Они устроились на веранде, слушая шелест пальм и птичьи трели. Жанну удивило, что комаров оказалось не так уж и много. Она заметила это еще накануне. Пока что это наблюдение оставалось единственной приятной неожиданностью, преподнесенной ей Никарагуа…
Эва Ариас расставила на столе блюда с кукурузными лепешками, авокадо, овощными бананами, творогом и знаменитым тамалем. Жанна уже знала, что это такое — отварное мясо, которое вместе с зернами кукурузы, помидорами и рисом заворачивают в лист банановой пальмы.
— Угощайтесь.
Жанна не стала скромничать и навалила себе полную тарелку еды. Она все еще жива, и это стоит отпраздновать. Каких-нибудь два часа назад она была в руках убийцы, а сейчас с аппетитом уплетает лепешки. Слишком быстрая смена декораций. И душевных состояний.

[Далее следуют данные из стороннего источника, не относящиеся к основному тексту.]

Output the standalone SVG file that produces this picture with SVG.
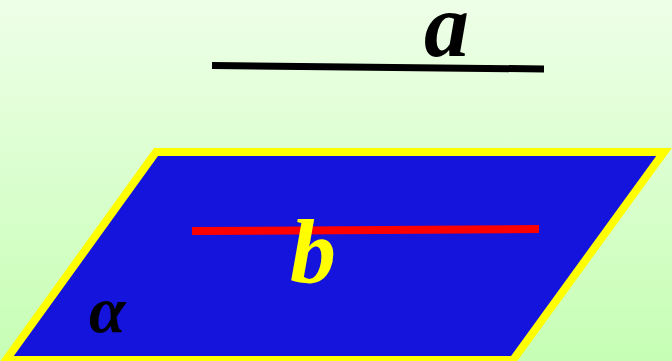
<svg xmlns="http://www.w3.org/2000/svg" width="672" height="361" viewBox="0 0 672 361">
<defs>
<linearGradient id="bg" x1="0" y1="0" x2="0" y2="1">
<stop offset="0" stop-color="#EEFFE8"/>
<stop offset="1" stop-color="#C6FEB4"/>
</linearGradient>
<style>
.lbl{font-family:"Liberation Serif","Times New Roman",serif;font-style:italic;font-weight:bold;}
</style>
</defs>
<rect x="0" y="0" width="672" height="361" fill="url(#bg)"/>
<g id="plane-alpha">
<polygon points="156,152 664,152 513,360 6,360" fill="#1414DC" stroke="#FFFF00" stroke-width="8" stroke-linejoin="miter"/>
<text class="lbl" x="89" y="332" font-size="66" font-weight="normal" fill="#000000">α</text>
</g>
<g id="line-a">
<line x1="212" y1="65.5" x2="544" y2="69" stroke="#000000" stroke-width="7"/>
<text class="lbl" x="424" y="56" font-size="90" fill="#000000">a</text>
</g>
<g id="line-b">
<line x1="192" y1="231" x2="539" y2="229" stroke="#FF0000" stroke-width="8"/>
<text class="lbl" x="290" y="282" font-size="92" fill="#FFFF00">b</text>
</g>
</svg>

— Вот что я хотела вам рассказать, — снова заговорила Эва Ариас. — Экстремисты, убившие Нильса Агосто, наверняка гватемальцы. Майя. Но у майя особое отношение к крови. Их часто полагают достаточно мирным народом, в отличие от ацтеков, приверженных человеческим жертвоприношениям. Но и майя практиковали людские казни. Они вырывали у жертвы сердце и приносили его в дар солнцу, а кровью поили жаждущую землю.
Кроме того, у них было в ходу самоистязание. Каждый приносил богам в жертву собственную кровь, и этот ритуал, как правило, был достаточно мучительным. Вообще страдание считалось самым надежным путем для общения с богами.

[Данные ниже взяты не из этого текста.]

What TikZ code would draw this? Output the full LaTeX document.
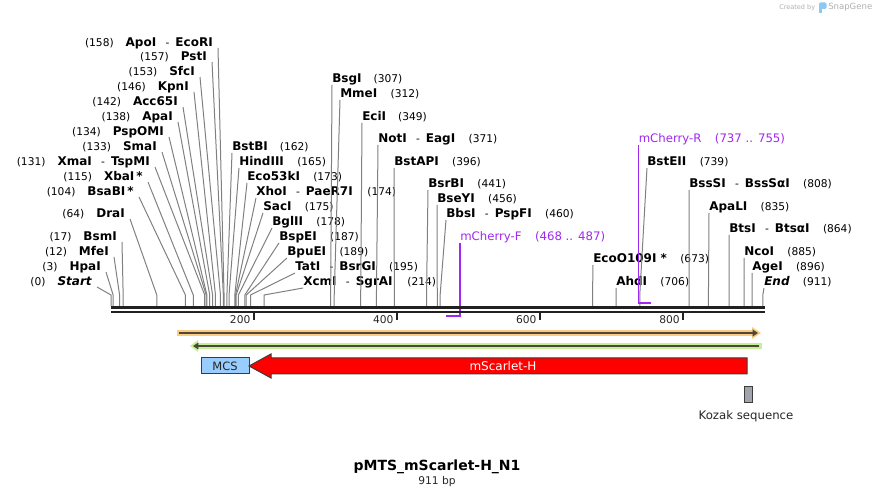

— Но какое отношение все это имеет к современности?
— Никакого. Если отвлечься от того факта, что майя не любят, когда у них берут кровь. Особенно в условиях больничного конвейера. Они воспринимают это как профанацию священнодействия.
— А что это за слова, которые бормотал убийца? Деревянный, глиняный, кукурузный?

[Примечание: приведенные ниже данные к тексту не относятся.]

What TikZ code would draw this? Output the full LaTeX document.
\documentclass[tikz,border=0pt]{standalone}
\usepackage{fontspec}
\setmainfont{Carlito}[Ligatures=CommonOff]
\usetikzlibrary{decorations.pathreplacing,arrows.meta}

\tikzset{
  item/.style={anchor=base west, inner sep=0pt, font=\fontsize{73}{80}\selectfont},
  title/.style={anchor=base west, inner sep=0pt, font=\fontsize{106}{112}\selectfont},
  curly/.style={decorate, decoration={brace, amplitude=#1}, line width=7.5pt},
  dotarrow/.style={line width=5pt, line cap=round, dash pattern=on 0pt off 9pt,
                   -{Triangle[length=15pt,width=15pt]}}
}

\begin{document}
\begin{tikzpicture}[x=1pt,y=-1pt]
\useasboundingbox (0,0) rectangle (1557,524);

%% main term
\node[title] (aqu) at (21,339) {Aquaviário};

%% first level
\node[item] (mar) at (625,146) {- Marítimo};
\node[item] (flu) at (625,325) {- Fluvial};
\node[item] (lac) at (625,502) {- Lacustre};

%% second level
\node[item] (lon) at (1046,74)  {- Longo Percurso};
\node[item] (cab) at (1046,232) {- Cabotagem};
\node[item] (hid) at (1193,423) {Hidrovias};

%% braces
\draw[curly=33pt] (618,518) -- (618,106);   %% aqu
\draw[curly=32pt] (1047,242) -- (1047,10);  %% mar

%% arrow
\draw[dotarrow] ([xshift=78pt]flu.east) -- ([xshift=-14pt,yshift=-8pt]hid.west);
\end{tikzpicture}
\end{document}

— Отсылка к священной книге майя — «Пополь-Вух».
Название пробудило в памяти Жанны воспоминание, не имевшее никакого касательства к происходящим событиям. «Пополь-Вух»… Это была немецкая группа, которую в семидесятые годы наряду с Кеном, «Тэнджерин Дрим» и Клаусом Шульце слушала ее мать… У нее до сих пор в ушах звучала эта великолепная музыка, мощные синтезаторы, умопомрачительные ударные…
Она не без труда вернулась мыслями к культуре майя, пытаясь сообразить, что ей о них известно:
— Это кодекс?
— Ничего подобного. Вы путаете эпохи. Кодексами называли листы бумаги из древесной коры, на которую писцы наносили рисунки и символы. Те немногие, что сохранились, относятся примерно к двенадцатому веку. А «Пополь-Вух» — это рукописная книга, по всей видимости написанная в первые годы испанского завоевания. На языке киче, но латинскими буквами. Ее нашел в восемнадцатом веке монах-доминиканец.
— О чем она?
— О сотворении мира. О происхождении человека. Вначале боги создали глиняного человека, но он оказался слишком податливым, лишенным силы и малоподвижным. Тогда они вытесали мужчин из дерева, а женщин из тростника. Эти существа обладали даром речи, но души у них не было. Боги снова уничтожили свои творения, взяли кукурузу и из нее слепили людей — четырех мужчин и четырех женщин. Вместо крови впрыснули в них воду. У них получились существа совершенные. Слишком совершенные. Они обладали мудростью, и это делало их опасными. Тогда Хуракин, он же Солнце небес, дунул паром им в глаза, и люди утратили часть своей мудрости. Кукурузный человек и стал предком майя.